## Task
Take each line containing "with" and report it exactly as written.

## Supplied information
__________________________________________________

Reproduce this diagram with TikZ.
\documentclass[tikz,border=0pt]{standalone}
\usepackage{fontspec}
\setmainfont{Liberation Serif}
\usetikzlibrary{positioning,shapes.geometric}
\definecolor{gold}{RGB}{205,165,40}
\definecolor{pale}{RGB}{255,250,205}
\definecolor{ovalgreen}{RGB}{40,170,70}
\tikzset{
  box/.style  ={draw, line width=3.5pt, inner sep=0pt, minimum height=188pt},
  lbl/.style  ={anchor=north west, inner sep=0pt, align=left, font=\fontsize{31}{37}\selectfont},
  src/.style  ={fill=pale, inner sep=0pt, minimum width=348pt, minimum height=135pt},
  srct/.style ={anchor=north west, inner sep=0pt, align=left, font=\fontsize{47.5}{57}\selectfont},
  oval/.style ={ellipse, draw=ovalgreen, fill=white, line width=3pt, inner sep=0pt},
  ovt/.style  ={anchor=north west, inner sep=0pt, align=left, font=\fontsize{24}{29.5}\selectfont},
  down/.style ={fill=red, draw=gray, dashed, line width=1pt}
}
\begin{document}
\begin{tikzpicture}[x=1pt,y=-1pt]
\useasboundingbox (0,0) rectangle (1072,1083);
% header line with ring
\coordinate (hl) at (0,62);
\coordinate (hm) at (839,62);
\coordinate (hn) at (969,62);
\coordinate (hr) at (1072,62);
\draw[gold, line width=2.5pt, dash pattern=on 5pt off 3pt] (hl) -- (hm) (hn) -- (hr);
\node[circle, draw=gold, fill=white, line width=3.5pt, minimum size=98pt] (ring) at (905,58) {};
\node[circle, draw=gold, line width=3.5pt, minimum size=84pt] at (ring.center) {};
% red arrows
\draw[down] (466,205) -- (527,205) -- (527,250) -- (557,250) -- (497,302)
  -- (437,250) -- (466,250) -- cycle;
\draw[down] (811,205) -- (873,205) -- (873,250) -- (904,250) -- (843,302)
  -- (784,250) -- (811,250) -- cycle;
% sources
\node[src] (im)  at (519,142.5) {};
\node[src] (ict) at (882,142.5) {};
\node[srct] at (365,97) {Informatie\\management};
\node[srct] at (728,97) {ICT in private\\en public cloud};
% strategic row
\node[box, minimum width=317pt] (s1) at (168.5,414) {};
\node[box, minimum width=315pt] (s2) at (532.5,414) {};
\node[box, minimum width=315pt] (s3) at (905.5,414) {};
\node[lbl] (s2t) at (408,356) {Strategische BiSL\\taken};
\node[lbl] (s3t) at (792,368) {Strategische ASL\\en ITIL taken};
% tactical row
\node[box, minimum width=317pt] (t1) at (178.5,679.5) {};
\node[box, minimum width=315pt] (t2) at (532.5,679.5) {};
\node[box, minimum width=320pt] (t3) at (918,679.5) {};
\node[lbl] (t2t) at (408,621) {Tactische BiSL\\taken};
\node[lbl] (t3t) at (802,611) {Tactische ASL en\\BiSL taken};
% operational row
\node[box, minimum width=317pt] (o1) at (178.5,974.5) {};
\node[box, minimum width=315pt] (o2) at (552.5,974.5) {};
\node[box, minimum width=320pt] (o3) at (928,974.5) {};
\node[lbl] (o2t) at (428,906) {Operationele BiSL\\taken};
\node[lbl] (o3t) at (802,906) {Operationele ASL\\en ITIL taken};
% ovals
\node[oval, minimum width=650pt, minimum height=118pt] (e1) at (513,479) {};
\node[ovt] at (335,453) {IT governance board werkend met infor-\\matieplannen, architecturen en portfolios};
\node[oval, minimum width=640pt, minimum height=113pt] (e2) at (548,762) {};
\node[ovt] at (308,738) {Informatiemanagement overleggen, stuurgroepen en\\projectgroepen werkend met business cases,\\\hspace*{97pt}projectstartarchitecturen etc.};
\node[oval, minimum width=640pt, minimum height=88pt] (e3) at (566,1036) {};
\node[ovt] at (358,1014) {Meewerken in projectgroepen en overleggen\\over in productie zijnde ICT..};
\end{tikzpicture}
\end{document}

__________________________________________________

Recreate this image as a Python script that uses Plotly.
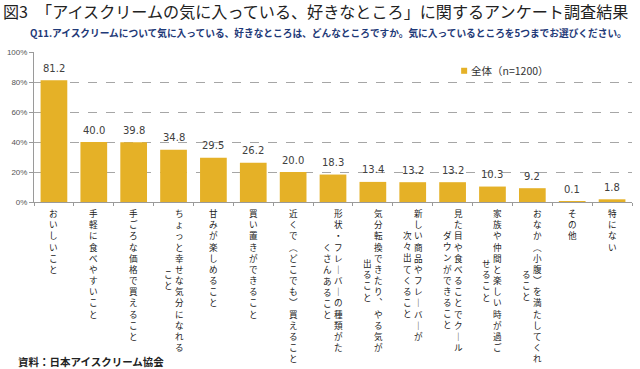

__________________________________________________

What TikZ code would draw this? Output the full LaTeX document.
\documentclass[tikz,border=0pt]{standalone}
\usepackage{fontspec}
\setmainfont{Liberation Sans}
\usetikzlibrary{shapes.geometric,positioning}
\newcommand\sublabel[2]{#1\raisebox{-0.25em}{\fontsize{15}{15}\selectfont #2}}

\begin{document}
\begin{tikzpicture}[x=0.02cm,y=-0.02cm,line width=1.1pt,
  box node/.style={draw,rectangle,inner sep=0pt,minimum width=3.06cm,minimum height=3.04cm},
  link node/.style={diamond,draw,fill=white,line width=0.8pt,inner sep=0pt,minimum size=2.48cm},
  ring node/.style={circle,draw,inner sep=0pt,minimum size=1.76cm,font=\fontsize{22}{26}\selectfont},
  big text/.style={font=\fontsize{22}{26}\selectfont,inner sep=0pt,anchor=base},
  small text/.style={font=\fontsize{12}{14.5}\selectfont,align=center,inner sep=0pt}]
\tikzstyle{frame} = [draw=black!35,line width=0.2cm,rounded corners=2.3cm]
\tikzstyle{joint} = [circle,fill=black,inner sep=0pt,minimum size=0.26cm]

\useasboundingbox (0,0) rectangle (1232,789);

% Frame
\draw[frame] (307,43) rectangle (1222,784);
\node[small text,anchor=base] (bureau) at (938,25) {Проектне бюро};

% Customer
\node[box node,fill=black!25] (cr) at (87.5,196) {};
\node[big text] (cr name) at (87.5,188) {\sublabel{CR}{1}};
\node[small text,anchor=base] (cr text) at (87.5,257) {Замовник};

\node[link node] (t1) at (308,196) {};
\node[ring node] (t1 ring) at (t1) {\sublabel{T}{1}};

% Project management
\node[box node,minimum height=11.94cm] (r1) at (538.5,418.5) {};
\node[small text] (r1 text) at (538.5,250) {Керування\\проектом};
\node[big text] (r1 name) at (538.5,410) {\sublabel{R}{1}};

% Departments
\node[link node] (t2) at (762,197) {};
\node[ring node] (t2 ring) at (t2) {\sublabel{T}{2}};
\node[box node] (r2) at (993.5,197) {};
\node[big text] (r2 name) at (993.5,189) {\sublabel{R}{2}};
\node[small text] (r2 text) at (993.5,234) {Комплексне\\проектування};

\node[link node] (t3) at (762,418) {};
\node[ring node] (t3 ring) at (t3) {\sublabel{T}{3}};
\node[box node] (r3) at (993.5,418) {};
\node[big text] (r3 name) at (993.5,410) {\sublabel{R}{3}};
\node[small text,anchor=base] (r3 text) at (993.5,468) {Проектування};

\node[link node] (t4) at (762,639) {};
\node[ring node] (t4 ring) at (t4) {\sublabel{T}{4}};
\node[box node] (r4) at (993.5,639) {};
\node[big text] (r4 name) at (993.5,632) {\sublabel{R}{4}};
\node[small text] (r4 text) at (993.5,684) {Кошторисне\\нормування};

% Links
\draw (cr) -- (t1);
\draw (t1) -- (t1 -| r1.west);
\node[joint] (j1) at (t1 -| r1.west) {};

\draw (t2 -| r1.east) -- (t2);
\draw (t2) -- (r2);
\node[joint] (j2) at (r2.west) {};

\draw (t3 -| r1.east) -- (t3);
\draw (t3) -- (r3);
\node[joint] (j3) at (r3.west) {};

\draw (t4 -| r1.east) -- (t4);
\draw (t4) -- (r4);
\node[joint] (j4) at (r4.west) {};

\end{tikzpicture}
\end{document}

__________________________________________________

## The result
Reproduce this diagram with TikZ.
% header line with ring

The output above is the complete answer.